**Exercise prompt**
Skip every image and restate the data word for word.

==== Available data ====

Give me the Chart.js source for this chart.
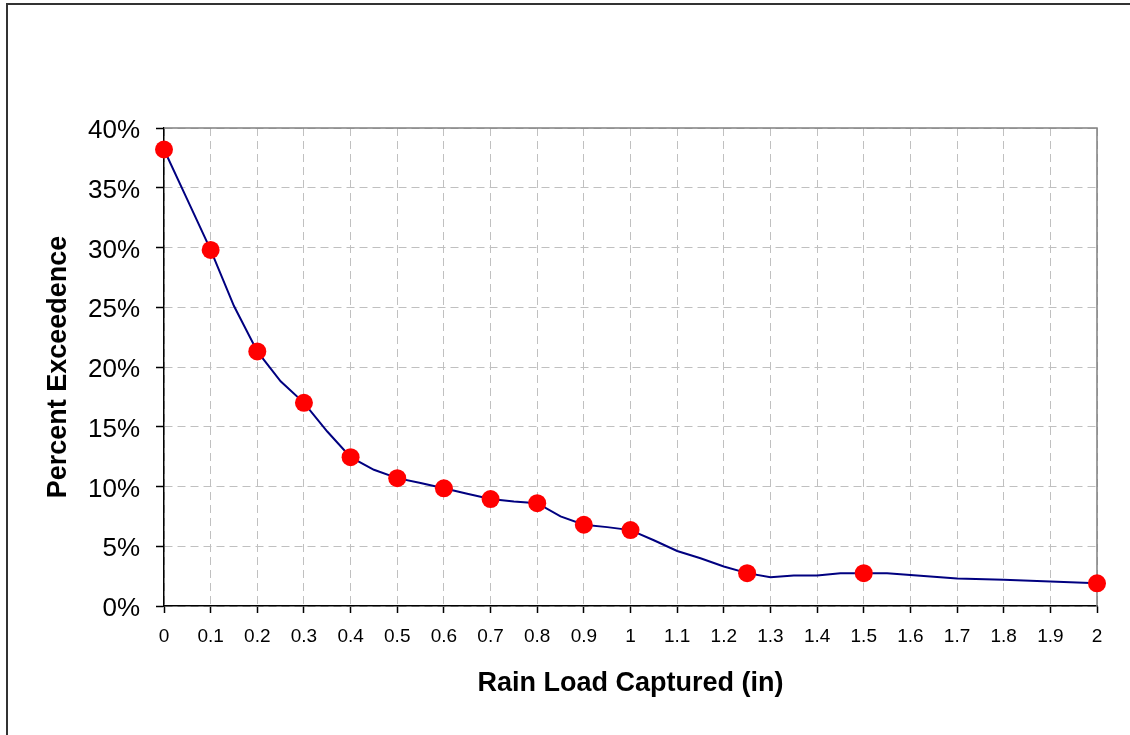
<!DOCTYPE html>
<html>
<head>
<meta charset="utf-8">
<script src="https://cdn.jsdelivr.net/npm/chart.js@4.4.1/dist/chart.umd.min.js"></script>
<style>
  html, body { margin: 0; padding: 0; background: #fff; }
  #wrap { width: 1130px; height: 735px; }
</style>
</head>
<body>
<div id="wrap"><canvas id="myChart" width="1130" height="735"></canvas></div>
<script>
// Datos ------------------------------------------------------------------
// curva completa (linea azul)
const lineX = [0, 0.05, 0.1, 0.15, 0.2, 0.25, 0.3, 0.35, 0.4, 0.45, 0.5, 0.55, 0.6, 0.65, 0.7, 0.75, 0.8, 0.85, 0.9, 0.95, 1.0,
  1.05, 1.1, 1.15, 1.2, 1.25, 1.3, 1.35, 1.4, 1.45, 1.5, 1.55, 1.6, 1.7, 1.8, 1.9, 2.0];
const lineY = [38.2, 34.0, 29.8, 25.1, 21.3, 18.8, 17.0, 14.6, 12.45, 11.4, 10.7, 10.3, 9.85, 9.4, 8.95, 8.75, 8.6, 7.5, 6.8, 6.6, 6.35,
  5.5, 4.6, 4.0, 3.3, 2.75, 2.4, 2.55, 2.55, 2.75, 2.75, 2.75, 2.6, 2.3, 2.2, 2.05, 1.9];
// puntos rojos
const markerX = [0, 0.1, 0.2, 0.3, 0.4, 0.5, 0.6, 0.7, 0.8, 0.9, 1.0, 1.25, 1.5, 2.0];
const markerY = [38.2, 29.8, 21.3, 17.0, 12.45, 10.7, 9.85, 8.95, 8.6, 6.8, 6.35, 2.75, 2.75, 1.9];
// ticks
const xTicks = [0, 0.1, 0.2, 0.3, 0.4, 0.5, 0.6, 0.7, 0.8, 0.9, 1, 1.1, 1.2, 1.3, 1.4, 1.5, 1.6, 1.7, 1.8, 1.9, 2];
const yTicks = [0, 5, 10, 15, 20, 25, 30, 35, 40];

const fontFam = "'Liberation Sans', Arial, sans-serif";
const gridGray = 'rgba(192,192,192,1)';

// borde exterior + borde gris del area de trazado
const framePlugin = {
  id: 'frame',
  beforeDraw(chart) {
    const c = chart.ctx;
    c.save();
    c.fillStyle = '#fff';
    c.fillRect(0, 0, chart.width, chart.height);
    c.strokeStyle = '#333';
    c.lineWidth = 2;
    c.strokeRect(7, 4, chart.width + 20, chart.height + 20);
    c.restore();
  },
  beforeDatasetsDraw(chart) {
    const a = chart.chartArea;
    const c = chart.ctx;
    c.save();
    c.strokeStyle = '#808080';
    c.lineWidth = 1.5;
    c.beginPath();
    c.moveTo(a.left, a.top);
    c.lineTo(a.right, a.top);
    c.lineTo(a.right, a.bottom);
    c.stroke();
    c.restore();
  }
};

const ctx = document.getElementById('myChart');

new Chart(ctx, {
  type: 'scatter',
  data: {
    datasets: [{
      label: 'markers',
      data: markerX.map((x, i) => ({ x: x, y: markerY[i] })),
      showLine: false,
      pointRadius: 9,
      pointBackgroundColor: '#ff0000',
      pointBorderColor: '#ff0000',
      pointBorderWidth: 0,
      clip: false,
      order: 0
    }, {
      label: 'curve',
      data: lineX.map((x, i) => ({ x: x, y: lineY[i] })),
      showLine: true,
      borderColor: '#000080',
      borderWidth: 2,
      pointRadius: 0,
      tension: 0,
      clip: false,
      order: 1
    }]
  },
  options: {
    responsive: false,
    animation: false,
    maintainAspectRatio: false,
    layout: { padding: { top: 128, right: 33, left: 0, bottom: 0 } },
    plugins: {
      legend: { display: false },
      tooltip: { enabled: false }
    },
    scales: {
      x: {
        type: 'linear',
        min: 0,
        max: 2,
        afterBuildTicks: s => { s.ticks = xTicks.map(v => ({ value: v })); },
        afterFit: s => { s.height = 129; },
        ticks: {
          color: '#000',
          padding: 12,
          maxRotation: 0,
          autoSkip: false,
          font: { family: fontFam, size: 19 },
          callback: v => String(Number(v.toFixed(2)))
        },
        grid: {
          color: gridGray,
          lineWidth: 1,
          drawTicks: true,
          tickLength: 7,
          tickColor: '#000',
          tickBorderDash: [],
          tickWidth: 1.5
        },
        border: { display: true, color: '#000', width: 1.5, dash: [8, 5] },
        title: {
          display: true,
          text: 'Rain Load Captured (in)',
          color: '#000',
          font: { family: fontFam, size: 27, weight: 'bold' },
          padding: { top: 0, bottom: 35 }
        }
      },
      y: {
        min: 0,
        max: 40,
        afterBuildTicks: s => { s.ticks = yTicks.map(v => ({ value: v })); },
        afterFit: s => { s.width = 164; },
        ticks: {
          color: '#000',
          padding: 16,
          labelOffset: 3,
          font: { family: fontFam, size: 26 },
          callback: v => v + '%'
        },
        grid: {
          color: gridGray,
          lineWidth: 1,
          drawTicks: true,
          tickLength: 8,
          tickColor: '#000',
          tickBorderDash: [],
          tickWidth: 1.5
        },
        border: { display: true, color: '#000', width: 1.5, dash: [8, 5] },
        title: {
          display: true,
          text: 'Percent Exceedence',
          color: '#000',
          font: { family: fontFam, size: 27, weight: 'bold' },
          padding: { top: 42, bottom: 0 }
        }
      }
    }
  },
  plugins: [framePlugin]
});
</script>
</body>
</html>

====

**Answer for this exercise**
Give me the Chart.js source for this chart.
<!DOCTYPE html>
<html>
<head>
<meta charset="utf-8">
<script src="https://cdn.jsdelivr.net/npm/chart.js@4.4.1/dist/chart.umd.min.js"></script>
<style>
  html, body { margin: 0; padding: 0; background: #fff; }
  #wrap { width: 1130px; height: 735px; }
</style>
</head>
<body>
<div id="wrap"><canvas id="myChart" width="1130" height="735"></canvas></div>
<script>
// Datos ------------------------------------------------------------------
// curva completa (linea azul)
const lineX = [0, 0.05, 0.1, 0.15, 0.2, 0.25, 0.3, 0.35, 0.4, 0.45, 0.5, 0.55, 0.6, 0.65, 0.7, 0.75, 0.8, 0.85, 0.9, 0.95, 1.0,
  1.05, 1.1, 1.15, 1.2, 1.25, 1.3, 1.35, 1.4, 1.45, 1.5, 1.55, 1.6, 1.7, 1.8, 1.9, 2.0];
const lineY = [38.2, 34.0, 29.8, 25.1, 21.3, 18.8, 17.0, 14.6, 12.45, 11.4, 10.7, 10.3, 9.85, 9.4, 8.95, 8.75, 8.6, 7.5, 6.8, 6.6, 6.35,
  5.5, 4.6, 4.0, 3.3, 2.75, 2.4, 2.55, 2.55, 2.75, 2.75, 2.75, 2.6, 2.3, 2.2, 2.05, 1.9];
// puntos rojos
const markerX = [0, 0.1, 0.2, 0.3, 0.4, 0.5, 0.6, 0.7, 0.8, 0.9, 1.0, 1.25, 1.5, 2.0];
const markerY = [38.2, 29.8, 21.3, 17.0, 12.45, 10.7, 9.85, 8.95, 8.6, 6.8, 6.35, 2.75, 2.75, 1.9];
// ticks
const xTicks = [0, 0.1, 0.2, 0.3, 0.4, 0.5, 0.6, 0.7, 0.8, 0.9, 1, 1.1, 1.2, 1.3, 1.4, 1.5, 1.6, 1.7, 1.8, 1.9, 2];
const yTicks = [0, 5, 10, 15, 20, 25, 30, 35, 40];

const fontFam = "'Liberation Sans', Arial, sans-serif";
const gridGray = 'rgba(192,192,192,1)';

// borde exterior + borde gris del area de trazado
const framePlugin = {
  id: 'frame',
  beforeDraw(chart) {
    const c = chart.ctx;
    c.save();
    c.fillStyle = '#fff';
    c.fillRect(0, 0, chart.width, chart.height);
    c.strokeStyle = '#333';
    c.lineWidth = 2;
    c.strokeRect(7, 4, chart.width + 20, chart.height + 20);
    c.restore();
  },
  beforeDatasetsDraw(chart) {
    const a = chart.chartArea;
    const c = chart.ctx;
    c.save();
    c.strokeStyle = '#808080';
    c.lineWidth = 1.5;
    c.beginPath();
    c.moveTo(a.left, a.top);
    c.lineTo(a.right, a.top);
    c.lineTo(a.right, a.bottom);
    c.stroke();
    c.restore();
  }
};

const ctx = document.getElementById('myChart');

new Chart(ctx, {
  type: 'scatter',
  data: {
    datasets: [{
      label: 'markers',
      data: markerX.map((x, i) => ({ x: x, y: markerY[i] })),
      showLine: false,
      pointRadius: 9,
      pointBackgroundColor: '#ff0000',
      pointBorderColor: '#ff0000',
      pointBorderWidth: 0,
      clip: false,
      order: 0
    }, {
      label: 'curve',
      data: lineX.map((x, i) => ({ x: x, y: lineY[i] })),
      showLine: true,
      borderColor: '#000080',
      borderWidth: 2,
      pointRadius: 0,
      tension: 0,
      clip: false,
      order: 1
    }]
  },
  options: {
    responsive: false,
    animation: false,
    maintainAspectRatio: false,
    layout: { padding: { top: 128, right: 33, left: 0, bottom: 0 } },
    plugins: {
      legend: { display: false },
      tooltip: { enabled: false }
    },
    scales: {
      x: {
        type: 'linear',
        min: 0,
        max: 2,
        afterBuildTicks: s => { s.ticks = xTicks.map(v => ({ value: v })); },
        afterFit: s => { s.height = 129; },
        ticks: {
          color: '#000',
          padding: 12,
          maxRotation: 0,
          autoSkip: false,
          font: { family: fontFam, size: 19 },
          callback: v => String(Number(v.toFixed(2)))
        },
        grid: {
          color: gridGray,
          lineWidth: 1,
          drawTicks: true,
          tickLength: 7,
          tickColor: '#000',
          tickBorderDash: [],
          tickWidth: 1.5
        },
        border: { display: true, color: '#000', width: 1.5, dash: [8, 5] },
        title: {
          display: true,
          text: 'Rain Load Captured (in)',
          color: '#000',
          font: { family: fontFam, size: 27, weight: 'bold' },
          padding: { top: 0, bottom: 35 }
        }
      },
      y: {
        min: 0,
        max: 40,
        afterBuildTicks: s => { s.ticks = yTicks.map(v => ({ value: v })); },
        afterFit: s => { s.width = 164; },
        ticks: {
          color: '#000',
          padding: 16,
          labelOffset: 3,
          font: { family: fontFam, size: 26 },
          callback: v => v + '%'
        },
        grid: {
          color: gridGray,
          lineWidth: 1,
          drawTicks: true,
          tickLength: 8,
          tickColor: '#000',
          tickBorderDash: [],
          tickWidth: 1.5
        },
        border: { display: true, color: '#000', width: 1.5, dash: [8, 5] },
        title: {
          display: true,
          text: 'Percent Exceedence',
          color: '#000',
          font: { family: fontFam, size: 27, weight: 'bold' },
          padding: { top: 42, bottom: 0 }
        }
      }
    }
  },
  plugins: [framePlugin]
});
</script>
</body>
</html>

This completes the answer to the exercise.